Try to open MATLAB on your ME4823 computer.  If you get a message saying that the MATLAB license has expired or needs re-activation, follow these steps to re-activate the license:

  1.  Start the activation client:

    sudo /usr/local/MATLAB/R2017b/bin/

    which should open a window like this...

  2. Get an instructor to login with their credentials to update the license.

Git Repository 

Just as in the last assignment, in this assignment will be submitted as a git repository on the GitLab server.  Create a new repository named "mrc_hw3" using the server's web interface at

When you create repository us on your local machine, do so in your catkin workspace (~/catkin_ws/src).   You can do this by first

cd ~/catkin_ws/src

Then following the directions from the gitlab site which start with...

mkdir mrc_hw3
cd mrc_hw3
git init 
git push -u origin master

As we know, it may take some time for the remote (server) repository to be come available.  If the push fails, just keep working on your local copy and when the server catches up you can push your local repository to the server.

Make it a ROS Package

As we did in Assignment 2, make your mrc_hw3 directory into a ROS package.

cd ~/catkin_ws/src
catkin_create_pkg mrc_hw3 
cd ~/catkin_ws
source ~/catkin_ws/devel/setup.bash  # Causes ROS to become aware of your new package immediately, instead of waiting to open a new terminal

You can check that this operation was successful by using roscd to move into the mrc_hw3 directory...

roscd mrc_hw3

Another way to check that everything is setup is to ask ROS where the mrc_hw3 package is located...

rospack find mrc_hw3

Finally we want to make sure to add the files created by catkin_create_pkg to our git repository...

roscd mrc_hw3
git add CMakeLists.txt
git add package.xml

at this point it is a good idea to commit your changes locally and push them to the server as a clean starting point.

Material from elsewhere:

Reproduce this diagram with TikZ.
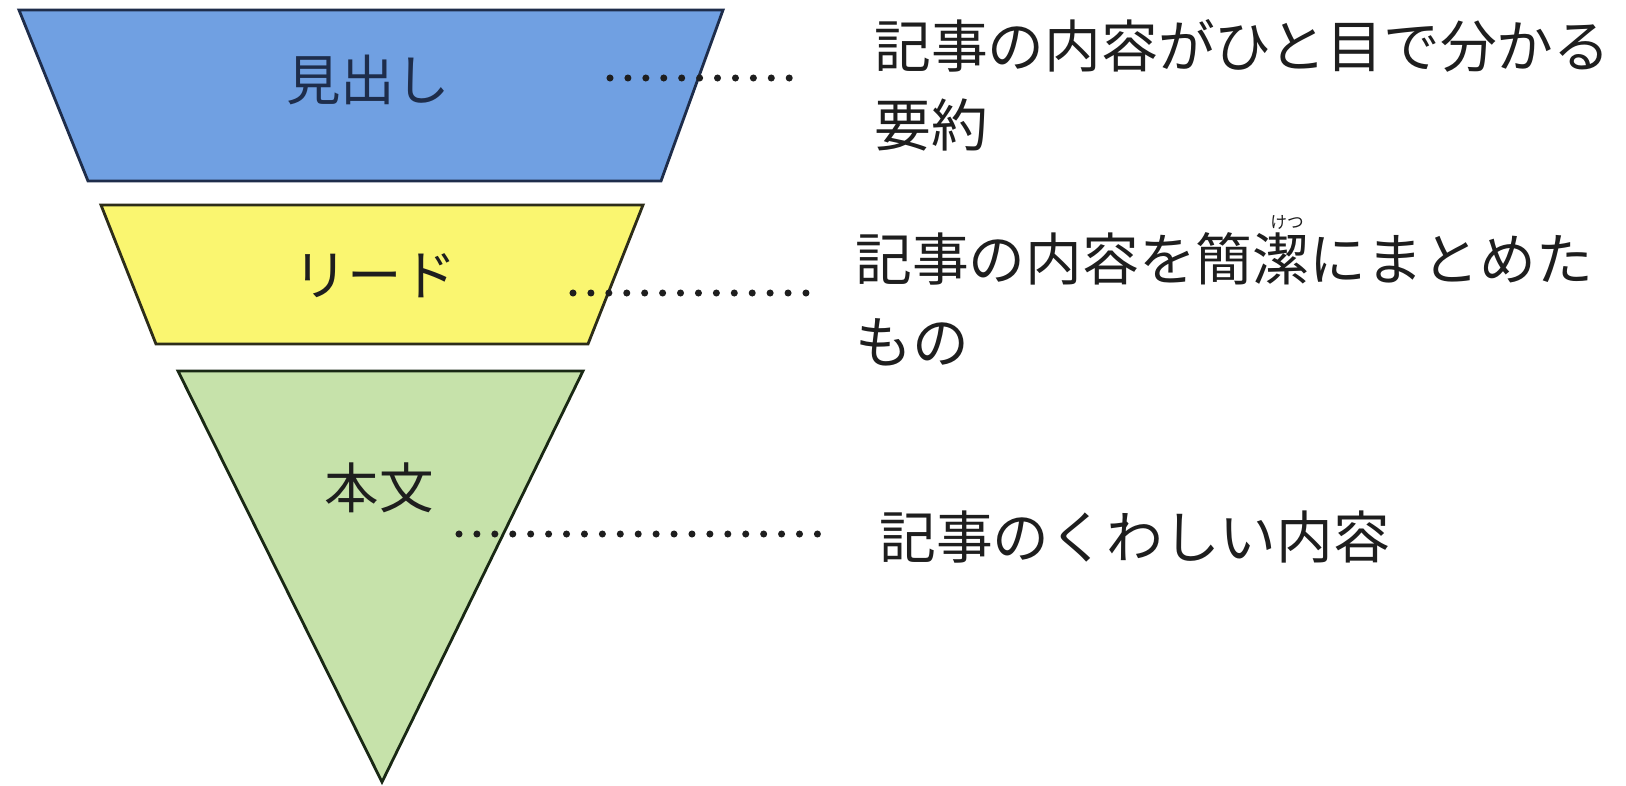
\documentclass[tikz,border=0pt]{standalone}
\usepackage{fontspec}
\newfontfamily\jp{Noto Sans CJK JP}
\definecolor{bluefill}{RGB}{112,160,226}
\definecolor{blueline}{RGB}{30,45,75}
\definecolor{yelfill}{RGB}{250,246,112}
\definecolor{yelline}{RGB}{45,45,25}
\definecolor{grnfill}{RGB}{198,226,170}
\definecolor{grnline}{RGB}{25,40,20}
\definecolor{ink}{RGB}{30,30,30}
\begin{document}
\begin{tikzpicture}[x=0.02cm,y=-0.02cm,
  shapeline/.style={line width=1.6pt, line join=miter},
  leader/.style={line width=4pt, line cap=round, dash pattern=on 0pt off 10.2pt, color=ink},
  lab/.style={inner sep=0pt, font=\jp\fontsize{31pt}{38pt}\selectfont, text=ink},
  desc/.style={inner sep=0pt, anchor=west, font=\jp\fontsize{32.3pt}{40pt}\selectfont, text=ink},
  ruby/.style={inner sep=0pt, font=\jp\fontsize{9.5pt}{11pt}\selectfont, text=ink}]
\useasboundingbox (0,0) rectangle (1626,785);
\fill[white] (0,0) rectangle (1626,785);
% shapes
\draw[shapeline, fill=bluefill, draw=blueline] (19,10) -- (723,10) -- (661,181) -- (88,181) -- cycle;
\draw[shapeline, fill=yelfill, draw=yelline] (101,205) -- (643,205) -- (588,344) -- (156,344) -- cycle;
\draw[shapeline, fill=grnfill, draw=grnline] (178,371) -- (583,371) -- (382,782) -- cycle;
% labels in shapes
\node[lab, text=blueline] (midashi) at (368,80) {見出し};
\node[lab] (lead) at (375,276) {リード};
\node[lab] (honbun) at (379,488) {本文};
% leaders
\coordinate (l1s) at (610,78);
\coordinate (l1e) at (790,78);
\coordinate (l2s) at (573,293);
\coordinate (l2e) at (814,293);
\coordinate (l3s) at (459,534);
\coordinate (l3e) at (830,534);
\draw[leader] (l1s) -- (l1e);
\draw[leader] (l2s) -- (l2e);
\draw[leader] (l3s) -- (l3e);
% descriptions
\node[desc] (d1a) at (874,46) {記事の内容がひと目で分かる};
\node[desc] (d1b) at (874,125) {要約};
\node[desc] (d2a) at (855,259) {記事の内容を簡潔にまとめた};
\node[desc] (d2b) at (855,342) {もの};
\node[ruby] (ruby) at (1287,222) {けつ};
\node[desc] (d3) at (879,537) {記事のくわしい内容};
\end{tikzpicture}
\end{document}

Exercise 1: Create a Launch File

Add a new directory called launch to your ROS package, then add a new file called turtle.launch

This launch script should do three things...

  1. Start roscore (roslaunch does this automatically), so nothing to do here.
  2. Start a turtlesim_node
  3. Start a turtle_teleop_key node as we did in this tutorial with the output sent to the screen (output="screen")

You should be able call this launch file like this...

roslaunch mrc_hw3 turtle.launch 

and then drive a turtle around with the keyboard.

Commit and push your launch/turtle.launch file to your mrc_hw3 repository.

Exercise 2: Recording and Playing Back Data

This is an extension of the tutorial on recording and playing back ROS data.

For the exercise, we will use this ROS bag file that you can download: remapped_turtle.bag

Use the rosbag program (rosbag info) to inspect the file.  What topics are included in the file?

The bag file was generated using the system described in the exercise above, but the velocity commands (of message type geometry_msgs/Twist) were remapped from the turtle1/cmd_vel topic to a new topic name.  You should be able to determine that new topic name.

Now write a new launch file called turtle_remap.launch in the launch directory of your package, i.e.,launch/turtle_remap.launch .  This launch file will start the turtlesim_node and use the remap functionality to have that node listen/subscribe to the twist commands on the topic in the  remapped_turtle.bag file. That launch file will be as shown below, but you will need to replace the "XXXXXX" with the appropriate topic.

<node pkg="turtlesim" type="turtlesim_node" name="simulated_turtle">
	<remap from="turtle1/cmd_vel" to="XXXXXX" />
  • Open a terminal and use roslaunch to execute your launch file.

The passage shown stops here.